GIVEN EXERCISE.
Restate the listing that follows word for word, without its pictures.

SOURCE EXCERPT.
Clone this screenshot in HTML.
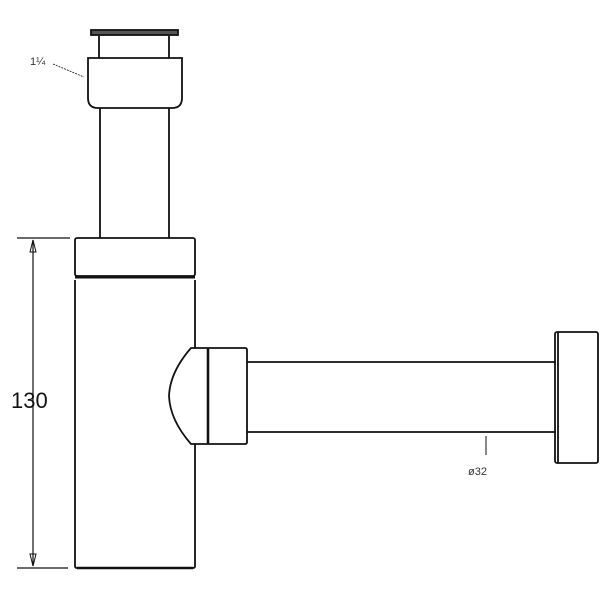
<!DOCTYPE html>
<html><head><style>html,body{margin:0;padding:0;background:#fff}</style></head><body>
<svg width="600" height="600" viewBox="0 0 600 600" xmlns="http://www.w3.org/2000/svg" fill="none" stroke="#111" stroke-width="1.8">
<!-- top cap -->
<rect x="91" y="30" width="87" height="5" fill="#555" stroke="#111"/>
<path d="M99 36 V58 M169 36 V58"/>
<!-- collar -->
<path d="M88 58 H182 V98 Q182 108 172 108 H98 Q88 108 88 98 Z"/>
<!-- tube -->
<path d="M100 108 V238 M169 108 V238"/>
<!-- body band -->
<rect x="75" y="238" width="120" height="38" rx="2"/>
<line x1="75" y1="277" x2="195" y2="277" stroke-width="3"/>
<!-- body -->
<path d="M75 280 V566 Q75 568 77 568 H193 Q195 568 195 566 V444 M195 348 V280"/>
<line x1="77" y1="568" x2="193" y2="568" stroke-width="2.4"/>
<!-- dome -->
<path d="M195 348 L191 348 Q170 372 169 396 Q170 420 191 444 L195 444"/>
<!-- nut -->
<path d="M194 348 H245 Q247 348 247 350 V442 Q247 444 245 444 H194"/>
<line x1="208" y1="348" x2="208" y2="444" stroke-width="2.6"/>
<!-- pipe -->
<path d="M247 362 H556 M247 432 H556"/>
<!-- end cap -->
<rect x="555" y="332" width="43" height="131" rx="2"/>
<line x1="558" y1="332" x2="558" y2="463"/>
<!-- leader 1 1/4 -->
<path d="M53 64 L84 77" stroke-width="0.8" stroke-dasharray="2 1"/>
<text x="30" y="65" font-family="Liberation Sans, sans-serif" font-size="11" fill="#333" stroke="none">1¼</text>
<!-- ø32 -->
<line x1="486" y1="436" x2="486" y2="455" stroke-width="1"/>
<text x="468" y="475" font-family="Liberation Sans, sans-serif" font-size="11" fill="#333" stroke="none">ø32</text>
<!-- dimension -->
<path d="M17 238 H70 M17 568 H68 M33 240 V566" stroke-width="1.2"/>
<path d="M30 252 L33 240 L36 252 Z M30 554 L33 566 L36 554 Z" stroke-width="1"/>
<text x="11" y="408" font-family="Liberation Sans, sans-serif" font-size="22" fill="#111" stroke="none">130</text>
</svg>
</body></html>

ANSWER FOR THE TASK.
Clone this screenshot in HTML.
<!DOCTYPE html>
<html><head><style>html,body{margin:0;padding:0;background:#fff}</style></head><body>
<svg width="600" height="600" viewBox="0 0 600 600" xmlns="http://www.w3.org/2000/svg" fill="none" stroke="#111" stroke-width="1.8">
<!-- top cap -->
<rect x="91" y="30" width="87" height="5" fill="#555" stroke="#111"/>
<path d="M99 36 V58 M169 36 V58"/>
<!-- collar -->
<path d="M88 58 H182 V98 Q182 108 172 108 H98 Q88 108 88 98 Z"/>
<!-- tube -->
<path d="M100 108 V238 M169 108 V238"/>
<!-- body band -->
<rect x="75" y="238" width="120" height="38" rx="2"/>
<line x1="75" y1="277" x2="195" y2="277" stroke-width="3"/>
<!-- body -->
<path d="M75 280 V566 Q75 568 77 568 H193 Q195 568 195 566 V444 M195 348 V280"/>
<line x1="77" y1="568" x2="193" y2="568" stroke-width="2.4"/>
<!-- dome -->
<path d="M195 348 L191 348 Q170 372 169 396 Q170 420 191 444 L195 444"/>
<!-- nut -->
<path d="M194 348 H245 Q247 348 247 350 V442 Q247 444 245 444 H194"/>
<line x1="208" y1="348" x2="208" y2="444" stroke-width="2.6"/>
<!-- pipe -->
<path d="M247 362 H556 M247 432 H556"/>
<!-- end cap -->
<rect x="555" y="332" width="43" height="131" rx="2"/>
<line x1="558" y1="332" x2="558" y2="463"/>
<!-- leader 1 1/4 -->
<path d="M53 64 L84 77" stroke-width="0.8" stroke-dasharray="2 1"/>
<text x="30" y="65" font-family="Liberation Sans, sans-serif" font-size="11" fill="#333" stroke="none">1¼</text>
<!-- ø32 -->
<line x1="486" y1="436" x2="486" y2="455" stroke-width="1"/>
<text x="468" y="475" font-family="Liberation Sans, sans-serif" font-size="11" fill="#333" stroke="none">ø32</text>
<!-- dimension -->
<path d="M17 238 H70 M17 568 H68 M33 240 V566" stroke-width="1.2"/>
<path d="M30 252 L33 240 L36 252 Z M30 554 L33 566 L36 554 Z" stroke-width="1"/>
<text x="11" y="408" font-family="Liberation Sans, sans-serif" font-size="22" fill="#111" stroke="none">130</text>
</svg>
</body></html>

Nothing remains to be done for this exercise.